The homesickness doesn't disappear. It just shrinks. It becomes background noise instead of the only thing you can hear. And the new life gets louder.
The Things I Wish Someone Had Told Me
- Your English will get worse before it gets better. In the first few weeks, you're so conscious of every word that you speak carefully and precisely. Then around week three, you start trying to speak faster, use slang, keep up — and suddenly you're making mistakes you didn't make before. This is progress. Your brain is switching from "translate then speak" to "just speak." It feels like regression. It's not.
- You will feel lonely even when you're not alone. Being surrounded by people who don't share your language, your references, your humor — it's isolating even in a crowded cafeteria. This fades. But it's real, and you're not broken for feeling it.
- Your host family is trying too. They've never had a teenager from your country in their house. They're guessing at what you need, just like you're guessing at what they expect. Cut them slack. They're doing their best, same as you.
- Not every day will be Instagram-worthy. Some days are boring. Some days are hard. Some days you eat a bad cafeteria burger and forget a homework assignment and miss the bus. That's not a failed exchange. That's just a Tuesday.

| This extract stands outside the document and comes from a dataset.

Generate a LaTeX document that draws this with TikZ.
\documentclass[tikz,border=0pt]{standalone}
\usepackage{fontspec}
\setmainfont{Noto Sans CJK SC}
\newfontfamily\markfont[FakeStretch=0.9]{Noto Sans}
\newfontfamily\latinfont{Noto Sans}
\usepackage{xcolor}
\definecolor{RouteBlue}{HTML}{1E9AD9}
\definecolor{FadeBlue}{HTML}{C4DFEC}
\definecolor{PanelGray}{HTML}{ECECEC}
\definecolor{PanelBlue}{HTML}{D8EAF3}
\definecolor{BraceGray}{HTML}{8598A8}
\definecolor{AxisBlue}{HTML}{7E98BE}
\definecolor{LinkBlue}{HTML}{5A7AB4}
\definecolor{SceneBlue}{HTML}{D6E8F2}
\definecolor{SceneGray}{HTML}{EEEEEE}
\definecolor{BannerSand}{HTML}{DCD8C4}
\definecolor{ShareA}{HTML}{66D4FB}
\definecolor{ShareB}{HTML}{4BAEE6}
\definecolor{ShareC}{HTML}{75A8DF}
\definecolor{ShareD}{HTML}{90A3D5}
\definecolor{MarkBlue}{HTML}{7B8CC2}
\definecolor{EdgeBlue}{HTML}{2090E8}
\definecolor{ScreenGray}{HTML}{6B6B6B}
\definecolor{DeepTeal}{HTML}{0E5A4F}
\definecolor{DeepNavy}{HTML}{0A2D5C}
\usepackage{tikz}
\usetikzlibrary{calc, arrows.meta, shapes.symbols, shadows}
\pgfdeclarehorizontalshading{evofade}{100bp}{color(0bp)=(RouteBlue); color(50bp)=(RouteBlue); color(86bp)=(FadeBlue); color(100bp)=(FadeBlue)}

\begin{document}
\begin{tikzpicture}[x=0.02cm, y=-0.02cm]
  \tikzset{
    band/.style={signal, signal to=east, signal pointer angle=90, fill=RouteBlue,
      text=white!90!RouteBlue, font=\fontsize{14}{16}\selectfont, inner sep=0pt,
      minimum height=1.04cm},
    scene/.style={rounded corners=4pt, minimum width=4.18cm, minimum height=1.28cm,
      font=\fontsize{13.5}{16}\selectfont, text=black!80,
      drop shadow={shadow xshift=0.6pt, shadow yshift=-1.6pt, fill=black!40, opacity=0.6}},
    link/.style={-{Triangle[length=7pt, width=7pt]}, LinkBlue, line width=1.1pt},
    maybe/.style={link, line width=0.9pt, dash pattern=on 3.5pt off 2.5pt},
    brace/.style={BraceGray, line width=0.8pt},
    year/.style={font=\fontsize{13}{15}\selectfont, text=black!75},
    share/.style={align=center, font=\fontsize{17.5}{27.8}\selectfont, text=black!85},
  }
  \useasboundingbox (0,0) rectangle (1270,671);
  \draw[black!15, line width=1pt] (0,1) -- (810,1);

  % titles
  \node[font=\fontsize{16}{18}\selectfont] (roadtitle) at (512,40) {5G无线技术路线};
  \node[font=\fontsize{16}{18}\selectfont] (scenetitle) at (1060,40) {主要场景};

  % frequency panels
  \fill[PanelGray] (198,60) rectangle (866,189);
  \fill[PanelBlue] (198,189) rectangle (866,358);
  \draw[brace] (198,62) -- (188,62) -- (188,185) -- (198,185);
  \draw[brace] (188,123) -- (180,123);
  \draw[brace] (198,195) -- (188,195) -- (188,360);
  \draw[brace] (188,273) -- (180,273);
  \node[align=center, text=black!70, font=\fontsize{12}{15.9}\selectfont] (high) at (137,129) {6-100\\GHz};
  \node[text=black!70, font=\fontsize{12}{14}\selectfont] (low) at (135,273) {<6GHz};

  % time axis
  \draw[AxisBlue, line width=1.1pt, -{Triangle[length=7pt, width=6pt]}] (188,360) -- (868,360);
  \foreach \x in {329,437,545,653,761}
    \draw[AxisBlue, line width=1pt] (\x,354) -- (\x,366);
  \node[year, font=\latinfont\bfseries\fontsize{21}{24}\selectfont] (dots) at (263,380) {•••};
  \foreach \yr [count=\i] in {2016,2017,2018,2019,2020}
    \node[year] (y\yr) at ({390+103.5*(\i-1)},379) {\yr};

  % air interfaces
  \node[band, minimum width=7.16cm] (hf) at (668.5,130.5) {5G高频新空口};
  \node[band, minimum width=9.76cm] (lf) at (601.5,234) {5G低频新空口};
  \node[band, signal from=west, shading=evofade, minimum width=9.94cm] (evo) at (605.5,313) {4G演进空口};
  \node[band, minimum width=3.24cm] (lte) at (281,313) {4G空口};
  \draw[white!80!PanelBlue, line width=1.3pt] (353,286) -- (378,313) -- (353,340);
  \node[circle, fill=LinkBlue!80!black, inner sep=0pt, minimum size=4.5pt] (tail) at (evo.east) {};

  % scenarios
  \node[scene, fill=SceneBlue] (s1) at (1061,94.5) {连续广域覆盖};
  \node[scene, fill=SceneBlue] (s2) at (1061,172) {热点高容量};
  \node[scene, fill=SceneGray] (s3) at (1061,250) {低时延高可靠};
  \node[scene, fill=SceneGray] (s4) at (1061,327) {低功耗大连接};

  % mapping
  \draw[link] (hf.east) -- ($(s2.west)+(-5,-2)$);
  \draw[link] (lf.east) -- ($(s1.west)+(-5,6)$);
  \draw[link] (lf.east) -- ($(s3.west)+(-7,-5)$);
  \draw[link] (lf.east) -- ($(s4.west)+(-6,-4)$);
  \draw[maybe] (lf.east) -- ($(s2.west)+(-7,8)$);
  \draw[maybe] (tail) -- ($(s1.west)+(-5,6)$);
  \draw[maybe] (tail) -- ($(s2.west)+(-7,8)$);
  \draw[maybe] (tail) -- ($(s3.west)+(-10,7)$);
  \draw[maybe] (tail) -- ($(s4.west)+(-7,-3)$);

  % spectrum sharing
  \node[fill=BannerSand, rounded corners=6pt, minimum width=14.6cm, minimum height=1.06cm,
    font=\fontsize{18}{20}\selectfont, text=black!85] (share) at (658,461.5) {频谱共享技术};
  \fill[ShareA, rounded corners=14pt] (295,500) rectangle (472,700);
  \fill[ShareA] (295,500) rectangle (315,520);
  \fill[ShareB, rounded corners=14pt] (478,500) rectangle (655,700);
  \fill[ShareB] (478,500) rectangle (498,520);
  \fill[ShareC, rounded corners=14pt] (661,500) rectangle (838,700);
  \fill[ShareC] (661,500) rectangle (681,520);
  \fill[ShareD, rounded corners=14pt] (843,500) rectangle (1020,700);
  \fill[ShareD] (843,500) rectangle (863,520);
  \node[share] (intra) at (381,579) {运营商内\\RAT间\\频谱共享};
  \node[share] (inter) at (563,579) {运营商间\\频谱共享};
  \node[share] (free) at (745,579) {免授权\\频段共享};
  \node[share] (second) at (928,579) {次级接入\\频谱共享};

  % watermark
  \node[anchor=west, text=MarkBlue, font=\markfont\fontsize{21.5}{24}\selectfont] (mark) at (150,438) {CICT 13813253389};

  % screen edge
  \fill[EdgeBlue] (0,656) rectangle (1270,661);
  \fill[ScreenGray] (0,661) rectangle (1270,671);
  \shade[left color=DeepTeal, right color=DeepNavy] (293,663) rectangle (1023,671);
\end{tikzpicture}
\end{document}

- Month two is when the real magic starts. If you can get through the first month — the fog, the crash, the loneliness — month two is when you start living instead of surviving. That's when the stories you'll tell for the rest of your life begin.
Why I'm Telling You This
Because nobody told me. I went into my exchange year expecting a movie and got real life instead. And real life — even an incredible, life-changing version of real life — includes hard days. I don't want you to be blindsided by the hard days. I want you to know they're coming so that when they arrive, you can say "Mika told me about this. It's normal. I'll get through it."
And you will. I promise you will. Because four months from now, you're going to be sitting in someone's car singing along to an American song you've never heard before, and you're going to realize: this is my life. And it's really, really good.